On a month-to-month basis, Boomers saw the strongest employment growth in February at 4.4% MoM, followed by Gen X at 2.0%, Gen Y at 1.7%, and Gen Z at 0.8%. The sharp contrast between Boomers’ strong monthly performance (4.4% MoM) and declining annual trend (-5.8% YoY) suggests this cohort experienced significant job losses earlier in 2025 and is only now seeing some recovery.

Strategic Steps for Managing Cost Pressures

With National Minimum Wage rising to £12.71, Employment Rights Act regulations taking effect over the next few years, and continued wage pressure across the board, the ultimate test as to whether SMEs will be able to rebuild their workforces and continue to compete for talent – or else move into defensive cost management mode – remains to be seen.

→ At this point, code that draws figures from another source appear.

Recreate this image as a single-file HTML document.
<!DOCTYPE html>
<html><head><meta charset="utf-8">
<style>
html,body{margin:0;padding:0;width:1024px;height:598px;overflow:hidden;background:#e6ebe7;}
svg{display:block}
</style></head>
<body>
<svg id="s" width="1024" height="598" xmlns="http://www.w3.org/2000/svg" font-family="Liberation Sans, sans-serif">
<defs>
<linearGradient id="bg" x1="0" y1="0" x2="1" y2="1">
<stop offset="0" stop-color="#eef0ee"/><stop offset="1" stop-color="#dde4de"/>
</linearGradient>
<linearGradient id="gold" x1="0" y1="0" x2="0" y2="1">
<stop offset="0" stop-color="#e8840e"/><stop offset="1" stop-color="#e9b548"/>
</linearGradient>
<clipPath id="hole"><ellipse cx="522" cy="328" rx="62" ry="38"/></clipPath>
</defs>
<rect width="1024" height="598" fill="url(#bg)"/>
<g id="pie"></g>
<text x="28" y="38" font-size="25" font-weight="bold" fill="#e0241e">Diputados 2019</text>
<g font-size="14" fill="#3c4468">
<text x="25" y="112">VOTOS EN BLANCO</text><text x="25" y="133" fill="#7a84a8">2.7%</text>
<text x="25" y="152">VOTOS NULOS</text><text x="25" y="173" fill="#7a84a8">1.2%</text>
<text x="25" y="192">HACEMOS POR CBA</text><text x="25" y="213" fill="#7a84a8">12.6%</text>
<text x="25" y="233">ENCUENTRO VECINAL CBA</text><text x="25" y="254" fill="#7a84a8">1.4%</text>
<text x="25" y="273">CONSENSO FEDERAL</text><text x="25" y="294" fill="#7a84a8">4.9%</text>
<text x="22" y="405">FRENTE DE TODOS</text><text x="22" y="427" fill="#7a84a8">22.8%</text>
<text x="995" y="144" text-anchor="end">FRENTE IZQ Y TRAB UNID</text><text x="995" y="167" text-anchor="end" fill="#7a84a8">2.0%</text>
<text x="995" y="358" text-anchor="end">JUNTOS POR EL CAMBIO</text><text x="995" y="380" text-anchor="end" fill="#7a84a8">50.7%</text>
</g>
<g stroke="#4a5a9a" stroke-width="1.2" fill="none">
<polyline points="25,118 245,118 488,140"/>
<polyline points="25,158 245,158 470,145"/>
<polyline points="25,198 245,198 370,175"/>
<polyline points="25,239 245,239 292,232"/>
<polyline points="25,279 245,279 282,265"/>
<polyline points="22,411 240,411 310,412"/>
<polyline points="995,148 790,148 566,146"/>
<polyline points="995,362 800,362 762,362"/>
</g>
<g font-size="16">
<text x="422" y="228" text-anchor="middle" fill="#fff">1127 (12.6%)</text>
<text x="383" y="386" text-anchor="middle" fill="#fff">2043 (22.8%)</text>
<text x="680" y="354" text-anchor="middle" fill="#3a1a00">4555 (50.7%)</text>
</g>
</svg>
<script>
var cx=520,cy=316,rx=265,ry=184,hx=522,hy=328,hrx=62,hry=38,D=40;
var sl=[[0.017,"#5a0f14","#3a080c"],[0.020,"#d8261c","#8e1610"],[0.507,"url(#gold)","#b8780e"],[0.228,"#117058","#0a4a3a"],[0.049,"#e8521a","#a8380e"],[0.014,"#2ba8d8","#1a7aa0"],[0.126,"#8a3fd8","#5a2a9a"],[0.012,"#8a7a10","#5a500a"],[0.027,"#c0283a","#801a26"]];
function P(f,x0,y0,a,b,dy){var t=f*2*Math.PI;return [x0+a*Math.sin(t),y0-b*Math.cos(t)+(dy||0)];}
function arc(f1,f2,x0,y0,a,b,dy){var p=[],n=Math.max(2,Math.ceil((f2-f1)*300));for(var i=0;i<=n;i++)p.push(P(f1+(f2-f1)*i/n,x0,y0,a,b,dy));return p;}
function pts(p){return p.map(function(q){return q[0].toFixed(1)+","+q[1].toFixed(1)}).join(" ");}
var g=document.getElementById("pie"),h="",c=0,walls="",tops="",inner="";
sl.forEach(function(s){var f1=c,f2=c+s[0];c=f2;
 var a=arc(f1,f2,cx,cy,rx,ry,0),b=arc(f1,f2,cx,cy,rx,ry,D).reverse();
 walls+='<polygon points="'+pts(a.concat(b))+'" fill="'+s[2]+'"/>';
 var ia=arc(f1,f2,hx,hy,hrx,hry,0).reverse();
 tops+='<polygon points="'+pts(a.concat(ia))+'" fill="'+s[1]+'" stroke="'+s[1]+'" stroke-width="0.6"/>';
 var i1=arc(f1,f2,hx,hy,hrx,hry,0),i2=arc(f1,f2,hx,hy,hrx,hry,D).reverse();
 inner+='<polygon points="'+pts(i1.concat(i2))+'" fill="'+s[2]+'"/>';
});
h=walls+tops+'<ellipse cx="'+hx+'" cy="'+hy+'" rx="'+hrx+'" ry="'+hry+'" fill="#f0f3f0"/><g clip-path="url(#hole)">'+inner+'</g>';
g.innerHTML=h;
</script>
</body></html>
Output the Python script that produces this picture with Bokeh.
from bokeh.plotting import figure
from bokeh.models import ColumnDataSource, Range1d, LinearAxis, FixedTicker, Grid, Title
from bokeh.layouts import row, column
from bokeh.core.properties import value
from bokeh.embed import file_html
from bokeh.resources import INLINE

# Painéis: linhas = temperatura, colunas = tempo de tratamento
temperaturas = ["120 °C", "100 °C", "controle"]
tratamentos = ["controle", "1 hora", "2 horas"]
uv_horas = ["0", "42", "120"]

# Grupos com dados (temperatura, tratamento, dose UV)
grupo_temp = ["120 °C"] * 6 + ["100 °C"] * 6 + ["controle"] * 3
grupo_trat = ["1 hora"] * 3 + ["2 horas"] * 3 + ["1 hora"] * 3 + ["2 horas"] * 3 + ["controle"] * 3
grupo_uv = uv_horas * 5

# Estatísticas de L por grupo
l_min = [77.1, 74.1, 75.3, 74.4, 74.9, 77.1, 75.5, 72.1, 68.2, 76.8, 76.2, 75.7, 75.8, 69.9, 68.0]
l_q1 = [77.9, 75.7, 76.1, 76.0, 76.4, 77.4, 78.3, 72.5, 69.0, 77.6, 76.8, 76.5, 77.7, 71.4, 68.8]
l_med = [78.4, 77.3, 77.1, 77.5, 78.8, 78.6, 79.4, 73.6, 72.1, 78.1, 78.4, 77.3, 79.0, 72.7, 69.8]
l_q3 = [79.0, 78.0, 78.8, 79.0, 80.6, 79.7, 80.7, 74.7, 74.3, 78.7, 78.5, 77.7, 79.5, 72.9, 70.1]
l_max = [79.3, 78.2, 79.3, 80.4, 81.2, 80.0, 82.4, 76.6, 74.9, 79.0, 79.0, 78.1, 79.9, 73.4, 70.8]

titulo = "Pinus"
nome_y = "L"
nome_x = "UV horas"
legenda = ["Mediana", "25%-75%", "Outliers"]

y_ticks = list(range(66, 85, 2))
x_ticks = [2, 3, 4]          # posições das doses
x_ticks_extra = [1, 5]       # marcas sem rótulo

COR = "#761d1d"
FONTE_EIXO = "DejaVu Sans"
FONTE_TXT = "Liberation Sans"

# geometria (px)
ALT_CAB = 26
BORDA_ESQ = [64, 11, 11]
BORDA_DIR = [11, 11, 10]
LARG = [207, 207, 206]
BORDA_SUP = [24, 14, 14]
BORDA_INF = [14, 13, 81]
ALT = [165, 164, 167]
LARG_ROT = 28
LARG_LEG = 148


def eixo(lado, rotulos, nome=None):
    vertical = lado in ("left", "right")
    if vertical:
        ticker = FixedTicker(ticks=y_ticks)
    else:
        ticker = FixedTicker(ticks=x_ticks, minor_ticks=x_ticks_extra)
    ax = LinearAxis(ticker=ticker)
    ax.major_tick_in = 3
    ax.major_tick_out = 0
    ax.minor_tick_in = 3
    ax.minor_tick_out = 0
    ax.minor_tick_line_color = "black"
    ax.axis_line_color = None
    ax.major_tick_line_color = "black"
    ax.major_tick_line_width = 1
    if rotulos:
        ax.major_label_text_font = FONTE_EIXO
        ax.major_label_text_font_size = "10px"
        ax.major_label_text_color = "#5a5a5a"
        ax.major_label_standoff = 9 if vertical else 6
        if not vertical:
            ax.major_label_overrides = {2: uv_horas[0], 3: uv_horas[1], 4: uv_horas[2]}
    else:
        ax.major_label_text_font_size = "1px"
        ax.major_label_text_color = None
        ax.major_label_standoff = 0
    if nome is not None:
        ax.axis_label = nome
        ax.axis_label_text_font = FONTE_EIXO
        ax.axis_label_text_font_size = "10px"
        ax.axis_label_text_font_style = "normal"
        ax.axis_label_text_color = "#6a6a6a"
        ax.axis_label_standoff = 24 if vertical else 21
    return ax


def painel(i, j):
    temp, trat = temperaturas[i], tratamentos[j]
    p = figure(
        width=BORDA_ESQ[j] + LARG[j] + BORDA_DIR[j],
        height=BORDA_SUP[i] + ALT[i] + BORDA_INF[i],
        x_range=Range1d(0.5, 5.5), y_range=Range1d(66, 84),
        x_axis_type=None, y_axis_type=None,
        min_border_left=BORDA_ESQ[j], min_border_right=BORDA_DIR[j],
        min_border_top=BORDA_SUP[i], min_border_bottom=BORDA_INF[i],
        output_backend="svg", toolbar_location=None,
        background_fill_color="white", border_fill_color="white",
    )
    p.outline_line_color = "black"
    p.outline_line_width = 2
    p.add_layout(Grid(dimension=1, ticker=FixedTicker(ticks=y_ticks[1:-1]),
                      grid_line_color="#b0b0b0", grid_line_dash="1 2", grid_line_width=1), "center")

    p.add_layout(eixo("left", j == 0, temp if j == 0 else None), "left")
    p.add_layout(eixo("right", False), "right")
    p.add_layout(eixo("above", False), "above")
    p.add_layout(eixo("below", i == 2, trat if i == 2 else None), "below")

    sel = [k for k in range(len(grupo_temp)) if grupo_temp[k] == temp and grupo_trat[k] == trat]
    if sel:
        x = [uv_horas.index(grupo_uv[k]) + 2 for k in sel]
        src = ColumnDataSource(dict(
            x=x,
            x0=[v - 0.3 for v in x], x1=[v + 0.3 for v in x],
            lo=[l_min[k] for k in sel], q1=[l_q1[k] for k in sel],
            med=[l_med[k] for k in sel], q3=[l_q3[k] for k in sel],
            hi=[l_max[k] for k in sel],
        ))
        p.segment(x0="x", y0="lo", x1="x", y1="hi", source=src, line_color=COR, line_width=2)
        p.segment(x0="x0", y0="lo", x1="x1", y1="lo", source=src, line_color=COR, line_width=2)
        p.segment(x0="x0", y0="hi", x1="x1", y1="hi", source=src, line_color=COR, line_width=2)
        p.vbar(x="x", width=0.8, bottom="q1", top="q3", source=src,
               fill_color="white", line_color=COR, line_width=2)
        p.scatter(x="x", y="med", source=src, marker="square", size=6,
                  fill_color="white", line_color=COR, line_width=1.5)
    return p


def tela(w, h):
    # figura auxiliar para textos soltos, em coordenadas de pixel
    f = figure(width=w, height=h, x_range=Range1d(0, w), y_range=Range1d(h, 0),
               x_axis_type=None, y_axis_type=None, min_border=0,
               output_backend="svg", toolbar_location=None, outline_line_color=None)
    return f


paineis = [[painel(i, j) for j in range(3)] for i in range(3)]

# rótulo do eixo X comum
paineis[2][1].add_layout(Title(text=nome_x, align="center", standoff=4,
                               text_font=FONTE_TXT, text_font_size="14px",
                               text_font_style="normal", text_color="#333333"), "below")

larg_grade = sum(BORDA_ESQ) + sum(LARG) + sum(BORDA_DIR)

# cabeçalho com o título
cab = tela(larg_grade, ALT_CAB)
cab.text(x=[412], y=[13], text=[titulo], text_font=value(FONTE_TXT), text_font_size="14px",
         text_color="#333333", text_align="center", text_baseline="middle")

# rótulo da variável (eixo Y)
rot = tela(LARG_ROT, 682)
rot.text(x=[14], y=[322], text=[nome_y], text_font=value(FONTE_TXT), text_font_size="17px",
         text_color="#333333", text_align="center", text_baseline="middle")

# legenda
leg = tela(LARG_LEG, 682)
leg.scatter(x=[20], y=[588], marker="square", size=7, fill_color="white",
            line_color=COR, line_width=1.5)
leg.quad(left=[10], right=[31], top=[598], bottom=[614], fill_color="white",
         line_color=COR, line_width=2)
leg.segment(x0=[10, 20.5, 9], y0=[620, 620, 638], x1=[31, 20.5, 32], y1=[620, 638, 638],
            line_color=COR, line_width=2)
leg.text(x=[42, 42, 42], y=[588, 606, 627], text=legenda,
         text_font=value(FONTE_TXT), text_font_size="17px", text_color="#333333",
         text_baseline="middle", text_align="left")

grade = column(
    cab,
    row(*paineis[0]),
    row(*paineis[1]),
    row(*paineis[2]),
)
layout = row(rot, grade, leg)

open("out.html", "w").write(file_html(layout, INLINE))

Given the scale of challenges facing SMEs, here are some practical steps business leaders can take to navigate the months ahead:

Model the April impact

Calculate the combined effect of NMW increases and ERB compliance on your specific cost base. Many businesses are underestimating the cumulative impact.

Review pricing strategy now

With price increases likely across the SME economy, assess whether you can pass costs to customers without losing competitiveness.

Invest strategically in compliance

The 16.4% wage growth for HR roles signals this expertise is now essential. Evaluate whether building internal capability or engaging external specialists offers better value.

Benchmark regional pay

If you’re in the North or East, 12.5% and 11.9% YoY growth represent competitive benchmarks – but also highlight the sustainability challenge.

Plan for full-time hiring competition 

The 13.4% surge in full-time roles indicates where talent competition is fiercest. Make sure what you offer employees – from benefits and flexibility to career development – extends beyond salary alone.